Ejemplo n.º 1
0
class UnityEnvironment(object):
    def __init__(self, file_name, base_port=5006):
        atexit.register(self.close)
        self.port = base_port
        self._buffer_size = 10240
        self._loaded = False
        self._open_socket = False
        logger.info("unity env try created, socket with port:{}".format(
            str(self.port)))

        try:
            # Establish communication socket
            self._socket = socket.socket(socket.AF_INET, socket.SOCK_STREAM)
            self._socket.setsockopt(socket.SOL_SOCKET, socket.SO_REUSEADDR, 1)
            self._socket.bind(("localhost", self.port))
            self._open_socket = True
        except socket.error:
            self._open_socket = True
            self.close()
            raise socket.error(
                "Couldn't launch new environment "
                "You may need to manually close a previously opened environment "
                "or use a different worker number.")

        cwd = os.getcwd()
        file_name = (file_name.strip().replace('.app', '').replace(
            '.exe', '').replace('.x86_64', '').replace('.x86', ''))
        true_filename = os.path.basename(os.path.normpath(file_name))
        launch_string = None
        if platform == "linux" or platform == "linux2":
            candidates = glob.glob(os.path.join(cwd, file_name) + '.x86_64')
            if len(candidates) == 0:
                candidates = glob.glob(os.path.join(cwd, file_name) + '.x86')
            if len(candidates) == 0:
                candidates = glob.glob(file_name + '.x86_64')
            if len(candidates) == 0:
                candidates = glob.glob(file_name + '.x86')
            if len(candidates) > 0:
                launch_string = candidates[0]

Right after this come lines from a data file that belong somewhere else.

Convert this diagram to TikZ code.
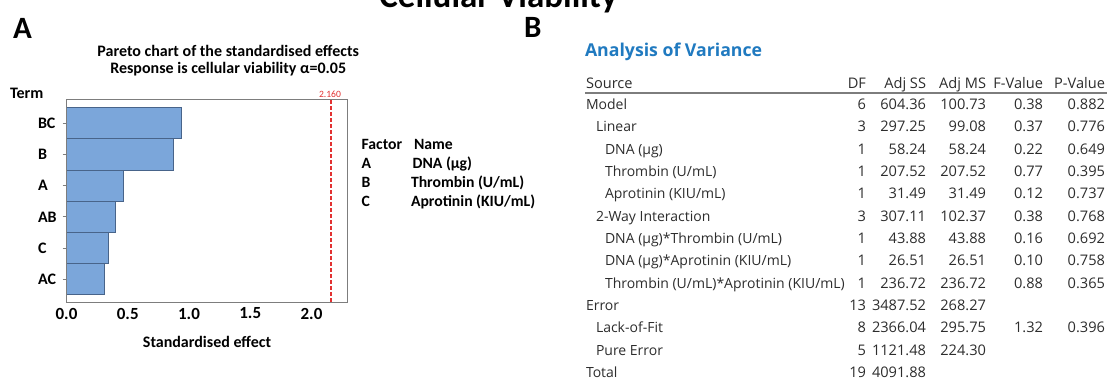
\documentclass[tikz,border=0pt]{standalone}
\usepackage{fontspec}
\setmainfont{Carlito}
\newfontfamily\tblfont{Open Sans}
\definecolor{barfill}{RGB}{123,166,218}
\definecolor{baredge}{RGB}{72,100,138}
\definecolor{refred}{RGB}{226,50,50}
\definecolor{minblue}{RGB}{32,122,192}
\definecolor{tbltext}{RGB}{45,45,45}
\definecolor{axisgray}{RGB}{125,125,125}
\newcommand\trow[9]{%
  \node[tbl,anchor=base west] (#1) at (#3,#2+5.2) {#4};
  \node[tblnum,anchor=base east] (#1-df) at (866,#2+5.2) {#5};
  \node[tblnum,anchor=base east] (#1-ss) at (926,#2+5.2) {#6};
  \node[tblnum,anchor=base east] (#1-ms) at (986,#2+5.2) {#7};
  \node[tblnum,anchor=base east] (#1-f) at (1043,#2+5.2) {#8};
  \node[tblnum,anchor=base east] (#1-p) at (1105,#2+5.2) {#9};}
\newcommand\trowshort[7]{%
  \node[tbl,anchor=base west] (#1) at (#3,#2+5.2) {#4};
  \node[tblnum,anchor=base east] (#1-df) at (866,#2+5.2) {#5};
  \node[tblnum,anchor=base east] (#1-ss) at (926,#2+5.2) {#6};
  \ifx\relax#7\relax\else
  \node[tblnum,anchor=base east] (#1-ms) at (986,#2+5.2) {#7};\fi}
\begin{document}
\begin{tikzpicture}[x=1pt,y=-1pt,
  every node/.style={inner sep=0pt,outer sep=0pt},
  panel/.style={font=\bfseries\fontsize{31}{33}\selectfont},
  ttl/.style={font=\bfseries\fontsize{16}{18}\selectfont},
  termlbl/.style={font=\bfseries\fontsize{16}{18}\selectfont},
  ticklbl/.style={font=\bfseries\fontsize{17}{19}\selectfont},
  legend/.style={font=\bfseries\fontsize{15.7}{18}\selectfont},
  bar/.style={fill=barfill,draw=baredge,line width=0.9pt},
  frame/.style={draw=axisgray,line width=1pt},
  tbl/.style={font=\tblfont\fontsize{14}{17}\selectfont,text=tbltext},
  tblnum/.style={font=\tblfont\fontsize{14.6}{17}\selectfont,text=tbltext},
  anovatitle/.style={font=\tblfont\bfseries\fontsize{17.7}{20}\selectfont,text=minblue}]
\clip (0,0) rectangle (1107,381);
\fill[white] (0,0) rectangle (1107,381);

% top title (cut off by the top edge, as in the reference)
\node[anchor=base,font=\bfseries\fontsize{35}{38}\selectfont] (maintitle) at (498.5,7.5) {Cellular Viability};

% panel letters
\node[panel,anchor=base west] (letA) at (13,38.5) {A};
\node[panel,anchor=base west] (letB) at (524,37.5) {B};

% ---------- Panel A ----------
\node[ttl,anchor=base] (t1) at (228.2,56) {Pareto chart of the standardised effects};
\node[ttl,anchor=base] (t2) at (228.2,73) {Response is cellular viability α=0.05};
\node[termlbl,anchor=base west] (term) at (10,98) {Term};

\foreach \lab/\v [count=\i from 0] in {BC/0.94,B/0.872,A/0.468,AB/0.40,C/0.34,AC/0.313} {
  \pgfmathsetmacro\yt{107.7+31.2*\i}
  \draw[bar] (66.5,\yt) rectangle ({66.5+122.5*\v},\yt+31.2);
  \draw[axisgray,line width=0.9pt] (62.5,\yt+15.6) -- (66.5,\yt+15.6);
  \node[termlbl,anchor=west] (lbl-\lab) at (38,\yt+15.6) {\lab};
}
\draw[frame] (66.5,99.5) rectangle (347.5,302.5);
\draw[draw=refred,line width=1.3pt,dash pattern=on 3.5pt off 2.5pt] (331.1,100) -- (331.1,302);
\node[anchor=center,text=refred,font=\fontsize{9.6}{11}\selectfont] (reflbl) at (330,94) {2.160};

\foreach \v/\t in {0/0.0,0.5/0.5,1/1.0,1.5/1.5,2/2.0} {
  \node[ticklbl,anchor=center] (tick-\t) at ({66.5+122.5*\v},313.5) {\t};
}
\node[ttl,anchor=center] (xlabel) at (207,341.5) {Standardised effect};

% legend
\node[legend,anchor=base west] (lg-factor) at (361.7,149) {Factor};
\node[legend,anchor=base west] (lg-name) at (414,149) {Name};
\node[legend,anchor=base west] (lg-a) at (361.7,168.5) {A};
\node[legend,anchor=base west] (lg-an) at (412.7,168.5) {DNA (µg)};
\node[legend,anchor=base west] (lg-b) at (361.7,187.2) {B};
\node[legend,anchor=base west] (lg-bn) at (411,187.2) {Thrombin (U/mL)};
\node[legend,anchor=base west] (lg-c) at (361.7,206) {C};
\node[legend,anchor=base west] (lg-cn) at (411,206) {Aprotinin (KIU/mL)};

% ---------- Panel B ----------
\node[anovatitle,anchor=base west] (anova) at (585,56) {Analysis of Variance};

\node[tblnum,anchor=base west] (h-src) at (586,88.7) {Source};
\node[tblnum,anchor=base east] (h-df) at (866,88.7) {DF};
\node[tblnum,anchor=base east] (h-ss) at (926,88.7) {Adj SS};
\node[tblnum,anchor=base east] (h-ms) at (986,88.7) {Adj MS};
\node[tblnum,anchor=base east] (h-f) at (1043,88.7) {F-Value};
\node[tblnum,anchor=base east] (h-p) at (1105,88.7) {P-Value};
\draw[draw=axisgray,line width=1.6pt] (585,92.8) -- (1107,92.8);

\trow{r1}{104.2}{586}{Model}{6}{604.36}{100.73}{0.38}{0.882}
\trow{r2}{126.5}{596}{Linear}{3}{297.25}{99.08}{0.37}{0.776}
\trow{r3}{148.9}{605}{DNA (µg)}{1}{58.24}{58.24}{0.22}{0.649}
\trow{r4}{171.2}{605}{Thrombin (U/mL)}{1}{207.52}{207.52}{0.77}{0.395}
\trow{r5}{193.6}{605}{Aprotinin (KIU/mL)}{1}{31.49}{31.49}{0.12}{0.737}
\trow{r6}{215.9}{596}{2-Way Interaction}{3}{307.11}{102.37}{0.38}{0.768}
\trow{r7}{238.3}{605}{DNA (µg)*Thrombin (U/mL)}{1}{43.88}{43.88}{0.16}{0.692}
\trow{r8}{260.6}{605}{DNA (µg)*Aprotinin (KIU/mL)}{1}{26.51}{26.51}{0.10}{0.758}
\trow{r9}{283}{605}{Thrombin (U/mL)*Aprotinin (KIU/mL)}{1}{236.72}{236.72}{0.88}{0.365}
\trowshort{r10}{305.3}{586}{Error}{13}{3487.52}{268.27}
\trow{r11}{327.7}{596}{Lack-of-Fit}{8}{2366.04}{295.75}{1.32}{0.396}
\trowshort{r12}{350}{596}{Pure Error}{5}{1121.48}{224.30}
\trowshort{r13}{372.4}{586}{Total}{19}{4091.88}{}
\end{tikzpicture}
\end{document}
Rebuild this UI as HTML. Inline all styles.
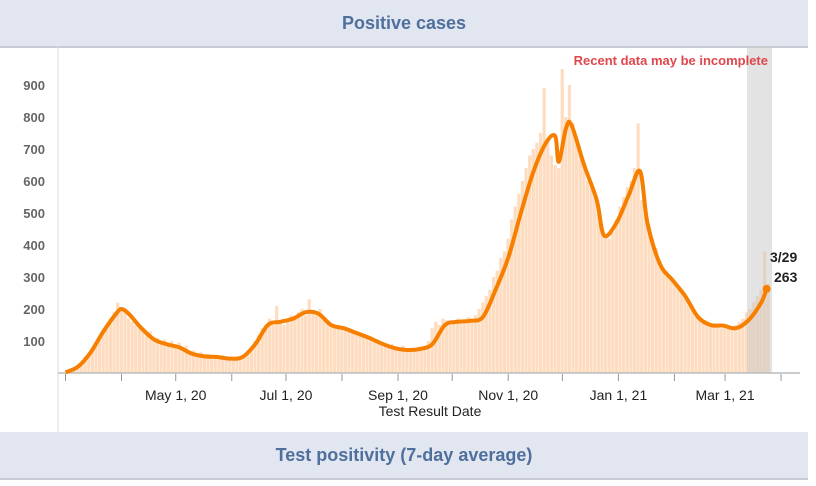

        elif platform == 'darwin':
            candidates = glob.glob(
                os.path.join(cwd, file_name + '.app', 'Contents', 'MacOS',
                             true_filename))
            if len(candidates) == 0:
                candidates = glob.glob(
                    os.path.join(file_name + '.app', 'Contents', 'MacOS',
                                 true_filename))
            if len(candidates) == 0:
                candidates = glob.glob(
                    os.path.join(cwd, file_name + '.app', 'Contents', 'MacOS',
                                 '*'))
            if len(candidates) == 0:
                candidates = glob.glob(
                    os.path.join(file_name + '.app', 'Contents', 'MacOS', '*'))
            if len(candidates) > 0:
                launch_string = candidates[0]
        elif platform == 'win32':
            candidates = glob.glob(os.path.join(cwd, file_name + '.exe'))
            if len(candidates) == 0:
                candidates = glob.glob(file_name + '.exe')
            if len(candidates) > 0:
                launch_string = candidates[0]
        if launch_string is None:
            self.close()
            raise UnityEnvironmentException(
                "Couldn't launch the {0} environment. "
                "Provided filename does not match any environments.".format(
                    true_filename))
        else:
            # Launch Unity environment
            proc1 = subprocess.Popen([launch_string, '--port', str(self.port)])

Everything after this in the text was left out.